Buck v. Kuykendall, 267 U.S. 307 (1925)

Buck v. Kuykendall

No. 345

Argued November 25, 1924

Decided March 2, 1925

267 U.S. 307

Syllabus

1. Section 4, of c. 111, Laws of Washington, 1921, which prohibits common carriers for hire from using the highways by auto vehicles between fixed termini or over regular routes without having obtained from the Director of Public Works a certificate declaring that public convenience and necessity require such operation is primarily not a regulation to secure safety on highways or to conserve them, but a prohibition of competition, and, as applied to one desirous of using the highways as a common carrier of passengers and express purely in interstate commerce, is a violation of the Commerce Clause, besides defeating the purpose expressed in acts of Congress giving federal aid for construction of interstate highways. P. 267 U. S. 315.
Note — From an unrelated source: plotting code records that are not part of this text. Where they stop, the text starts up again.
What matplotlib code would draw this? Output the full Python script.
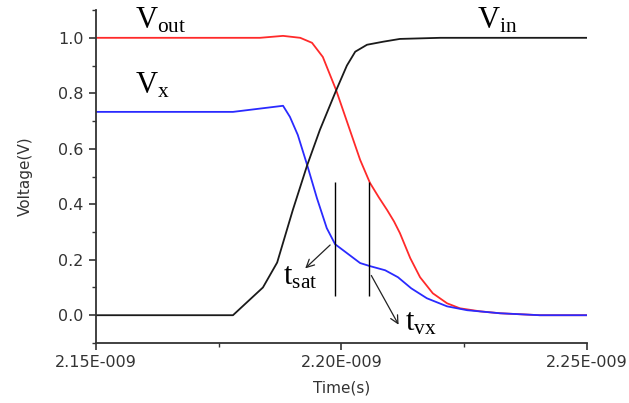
import matplotlib
matplotlib.use("Agg")
import matplotlib.pyplot as plt
from matplotlib.ticker import MultipleLocator
import numpy as np

plt.rcParams['mathtext.fontset'] = 'custom'
plt.rcParams['mathtext.rm'] = 'Liberation Serif'
plt.rcParams['mathtext.it'] = 'Liberation Serif:italic'

# time in ns, voltage in V
t_in = [2.15, 2.1779, 2.1840, 2.1869, 2.1901, 2.1930, 2.1956, 2.1989, 2.2011,
        2.2028, 2.2052, 2.2085, 2.2119, 2.2201, 2.25]
v_in = [0.0, 0.0, 0.10, 0.19, 0.38, 0.54, 0.668, 0.81, 0.90,
        0.95, 0.975, 0.986, 0.996, 1.0, 1.0]

t_out = [2.15, 2.1834, 2.1881, 2.1916, 2.1940, 2.1962, 2.1989, 2.2017, 2.2038,
         2.2058, 2.2076, 2.2093, 2.2107, 2.2119, 2.2140, 2.2160, 2.2186, 2.2215,
         2.2241, 2.2282, 2.2323, 2.2404, 2.25]
v_out = [1.0, 1.0, 1.007, 1.0, 0.982, 0.931, 0.812, 0.668, 0.560,
         0.477, 0.425, 0.379, 0.338, 0.296, 0.206, 0.137, 0.079, 0.043,
         0.025, 0.014, 0.007, 0.0, 0.0]

t_x = [2.15, 2.1779, 2.1881, 2.1895, 2.1911, 2.1930, 2.1950, 2.1970, 2.1987,
       2.2011, 2.2038, 2.2058, 2.2089, 2.2115, 2.2142, 2.2174, 2.2215, 2.2256,
       2.2323, 2.2404, 2.25]
v_x = [0.733, 0.733, 0.755, 0.715, 0.650, 0.542, 0.422, 0.314, 0.256,
       0.224, 0.188, 0.177, 0.162, 0.137, 0.097, 0.061, 0.032, 0.018,
       0.007, 0.0, 0.0]

t_sat = 2.1987
t_vx = 2.2056
xtick_labels = ["2.15E-009", "2.20E-009", "2.25E-009"]

ns = 1e-9
fig = plt.figure(figsize=(6.29, 4.03), dpi=100)
ax = fig.add_axes([0.1526, 0.149, 0.7806, 0.826])

ax.plot(np.array(t_out) * ns, v_out, color='#ff2a2a', lw=1.3)
ax.plot(np.array(t_x) * ns, v_x, color='#2a2aff', lw=1.3)
ax.plot(np.array(t_in) * ns, v_in, color='#1a1a1a', lw=1.3)

ax.vlines([t_sat * ns, t_vx * ns], 0.07, 0.48, color='black', lw=1.0)

arrow = dict(arrowstyle='->', color='#222222', lw=0.9, mutation_scale=14)
ax.annotate('', xy=(2.1922 * ns, 0.162), xytext=(2.1981 * ns, 0.26), arrowprops=arrow)
ax.annotate('', xy=(2.2119 * ns, -0.043), xytext=(2.2058 * ns, 0.152), arrowprops=arrow)

lab = dict(fontsize=22, color='black', va='center', ha='left')
ax.text(2.1579 * ns, 1.065, r'$\mathrm{V}_{\mathrm{out}}$', **lab)
ax.text(2.1579 * ns, 0.83, r'$\mathrm{V}_{\mathrm{x}}$', **lab)
ax.text(2.2276 * ns, 1.065, r'$\mathrm{V}_{\mathrm{in}}$', **lab)
ax.text(2.1881 * ns, 0.14, r'$\mathrm{t}_{\mathrm{sat}}$', **lab)
ax.text(2.2129 * ns, -0.025, r'$\mathrm{t}_{\mathrm{vx}}$', **lab)

ax.set_xlim(2.15 * ns, 2.25 * ns)
ax.set_ylim(-0.1, 1.1)
ax.set_xticks([2.15 * ns, 2.20 * ns, 2.25 * ns])
ax.set_xticklabels(xtick_labels)
ax.xaxis.set_minor_locator(MultipleLocator(0.025 * ns))
ax.set_yticks([0.0, 0.2, 0.4, 0.6, 0.8, 1.0])
ax.set_yticklabels(['0.0', '0.2', '0.4', '0.6', '0.8', '1.0'])
ax.yaxis.set_minor_locator(MultipleLocator(0.1))

for s in ['top', 'right']:
    ax.spines[s].set_visible(False)
for s in ['left', 'bottom']:
    ax.spines[s].set_color('#333333')
    ax.spines[s].set_linewidth(1.3)
ax.tick_params(which='major', direction='out', length=5, width=1.2, color='#333333',
               labelsize=11.5, labelcolor='#333333', pad=4)
ax.tick_params(which='minor', direction='out', length=3, width=1.0, color='#333333')

ax.set_xlabel('Time(s)', fontsize=11, color='#333333', labelpad=7)
ax.set_ylabel('Voltage(V)', fontsize=11, color='#333333', labelpad=18)

fig.savefig('out.png', dpi=100)
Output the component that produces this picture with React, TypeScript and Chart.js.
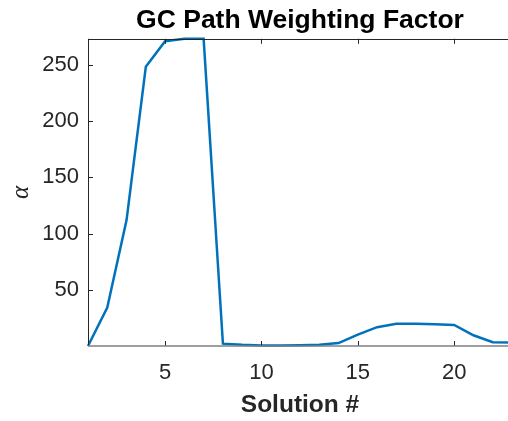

2. A party who has received no benefit from and who does not rely upon a statute is not estopped from assailing it as unconstitutional merely because he vainly endeavored to comply with it. P. 267 U. S. 316.

295 Fed.197, 203, reversed.

Appeal from a decree of the district court dismissing a bill for an injunction. See 295 Fed.197; id. 203. The opinion is printed as amended by order, June 8, 1925.